— START —
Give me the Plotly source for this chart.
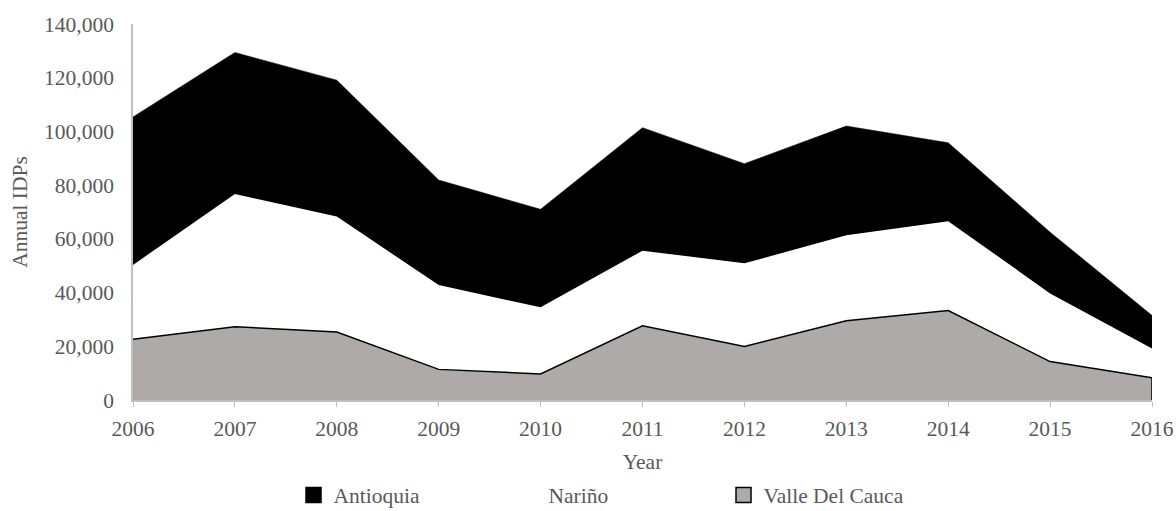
import plotly.graph_objects as go

years = [2006, 2007, 2008, 2009, 2010, 2011, 2012, 2013, 2014, 2015, 2016]
valle = [22600, 27300, 25300, 11400, 9700, 27600, 19900, 29500, 33300, 14300, 8300]
narino = [27700, 49400, 43000, 31400, 24800, 28000, 31000, 31800, 33300, 25400, 10900]
antioquia = [55100, 52700, 50800, 39100, 36500, 45800, 37100, 40700, 29200, 22800, 12300]
y_ticks = [0, 20000, 40000, 60000, 80000, 100000, 120000, 140000]

FONT = "Liberation Serif"
GREY_TXT = "#595959"
FS = 21.5

fig = go.Figure()
fig.add_trace(go.Scatter(
    x=years, y=valle, name="Valle Del Cauca", stackgroup="one",
    mode="lines", line=dict(color="black", width=1.5),
    fillcolor="#AEAAAA", showlegend=False,
))
fig.add_trace(go.Scatter(
    x=years, y=narino, name="Nariño", stackgroup="one",
    mode="lines", line=dict(color="rgba(255,255,255,0)", width=0),
    fillcolor="#FFFFFF", showlegend=False,
))
fig.add_trace(go.Scatter(
    x=years, y=antioquia, name="Antioquia", stackgroup="one",
    mode="lines", line=dict(color="black", width=0.5),
    fillcolor="#000000", showlegend=False,
))
# right-hand edge of the Valle Del Cauca area
fig.add_trace(go.Scatter(
    x=[years[-1], years[-1]], y=[valle[-1], 0], mode="lines",
    line=dict(color="black", width=1.5), showlegend=False, hoverinfo="skip",
))

# legend entries with square swatches
legend_items = [
    ("Antioquia", "#000000", "#000000"),
    ("Nariño", "#FFFFFF", "#FFFFFF"),
    ("Valle Del Cauca", "#AEAAAA", "#000000"),
]
for name, fillc, linec in legend_items:
    fig.add_trace(go.Scatter(
        x=[None], y=[None], mode="markers", name=name,
        marker=dict(symbol="square", size=15, color=fillc, line=dict(color=linec, width=1.5)),
        showlegend=True,
    ))

fig.update_layout(
    width=1176, height=511,
    margin=dict(l=133, r=24, t=24, b=111, autoexpand=False),
    paper_bgcolor="white", plot_bgcolor="white",
    font=dict(family=FONT, size=FS, color=GREY_TXT),
    showlegend=True,
    legend=dict(
        orientation="h", x=0.474, xanchor="center", y=-0.253, yanchor="middle",
        font=dict(family=FONT, size=FS, color=GREY_TXT),
        entrywidth=170, entrywidthmode="pixels", traceorder="normal",
        itemsizing="trace", bgcolor="rgba(0,0,0,0)",
    ),
)
fig.update_xaxes(
    range=[years[0], years[-1]], tickvals=years, ticktext=[str(y) for y in years],
    showgrid=False, zeroline=False, showline=True, linecolor="#BFBFBF", linewidth=1.5,
    ticks="outside", ticklen=5, tickcolor="#BFBFBF", ticklabelstandoff=3,
    tickfont=dict(family=FONT, size=FS, color=GREY_TXT), automargin=False,
    title=dict(text="Year", font=dict(family=FONT, size=FS, color=GREY_TXT), standoff=14),
)
fig.update_yaxes(
    range=[0, 140000], tickvals=y_ticks, tickformat=",",
    showgrid=False, zeroline=False, showline=True, linecolor="#BFBFBF", linewidth=1.5,
    ticks="", ticklabelstandoff=13, automargin=False,
    tickfont=dict(family=FONT, size=FS, color=GREY_TXT),
    title=dict(text="Annual IDPs", font=dict(family=FONT, size=FS, color=GREY_TXT), standoff=11),
)

fig.write_html(
    "out.html",
    config={"displayModeBar": False},
    post_script="document.body.style.margin='0';",
)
— END —
▸ Short task
Images in the data above are to be skipped. Retype all other material exactly.

▸ Solution
Give me the Plotly source for this chart.
import plotly.graph_objects as go

years = [2006, 2007, 2008, 2009, 2010, 2011, 2012, 2013, 2014, 2015, 2016]
valle = [22600, 27300, 25300, 11400, 9700, 27600, 19900, 29500, 33300, 14300, 8300]
narino = [27700, 49400, 43000, 31400, 24800, 28000, 31000, 31800, 33300, 25400, 10900]
antioquia = [55100, 52700, 50800, 39100, 36500, 45800, 37100, 40700, 29200, 22800, 12300]
y_ticks = [0, 20000, 40000, 60000, 80000, 100000, 120000, 140000]

FONT = "Liberation Serif"
GREY_TXT = "#595959"
FS = 21.5

fig = go.Figure()
fig.add_trace(go.Scatter(
    x=years, y=valle, name="Valle Del Cauca", stackgroup="one",
    mode="lines", line=dict(color="black", width=1.5),
    fillcolor="#AEAAAA", showlegend=False,
))
fig.add_trace(go.Scatter(
    x=years, y=narino, name="Nariño", stackgroup="one",
    mode="lines", line=dict(color="rgba(255,255,255,0)", width=0),
    fillcolor="#FFFFFF", showlegend=False,
))
fig.add_trace(go.Scatter(
    x=years, y=antioquia, name="Antioquia", stackgroup="one",
    mode="lines", line=dict(color="black", width=0.5),
    fillcolor="#000000", showlegend=False,
))
# right-hand edge of the Valle Del Cauca area
fig.add_trace(go.Scatter(
    x=[years[-1], years[-1]], y=[valle[-1], 0], mode="lines",
    line=dict(color="black", width=1.5), showlegend=False, hoverinfo="skip",
))

# legend entries with square swatches
legend_items = [
    ("Antioquia", "#000000", "#000000"),
    ("Nariño", "#FFFFFF", "#FFFFFF"),
    ("Valle Del Cauca", "#AEAAAA", "#000000"),
]
for name, fillc, linec in legend_items:
    fig.add_trace(go.Scatter(
        x=[None], y=[None], mode="markers", name=name,
        marker=dict(symbol="square", size=15, color=fillc, line=dict(color=linec, width=1.5)),
        showlegend=True,
    ))

fig.update_layout(
    width=1176, height=511,
    margin=dict(l=133, r=24, t=24, b=111, autoexpand=False),
    paper_bgcolor="white", plot_bgcolor="white",
    font=dict(family=FONT, size=FS, color=GREY_TXT),
    showlegend=True,
    legend=dict(
        orientation="h", x=0.474, xanchor="center", y=-0.253, yanchor="middle",
        font=dict(family=FONT, size=FS, color=GREY_TXT),
        entrywidth=170, entrywidthmode="pixels", traceorder="normal",
        itemsizing="trace", bgcolor="rgba(0,0,0,0)",
    ),
)
fig.update_xaxes(
    range=[years[0], years[-1]], tickvals=years, ticktext=[str(y) for y in years],
    showgrid=False, zeroline=False, showline=True, linecolor="#BFBFBF", linewidth=1.5,
    ticks="outside", ticklen=5, tickcolor="#BFBFBF", ticklabelstandoff=3,
    tickfont=dict(family=FONT, size=FS, color=GREY_TXT), automargin=False,
    title=dict(text="Year", font=dict(family=FONT, size=FS, color=GREY_TXT), standoff=14),
)
fig.update_yaxes(
    range=[0, 140000], tickvals=y_ticks, tickformat=",",
    showgrid=False, zeroline=False, showline=True, linecolor="#BFBFBF", linewidth=1.5,
    ticks="", ticklabelstandoff=13, automargin=False,
    tickfont=dict(family=FONT, size=FS, color=GREY_TXT),
    title=dict(text="Annual IDPs", font=dict(family=FONT, size=FS, color=GREY_TXT), standoff=11),
)

fig.write_html(
    "out.html",
    config={"displayModeBar": False},
    post_script="document.body.style.margin='0';",
)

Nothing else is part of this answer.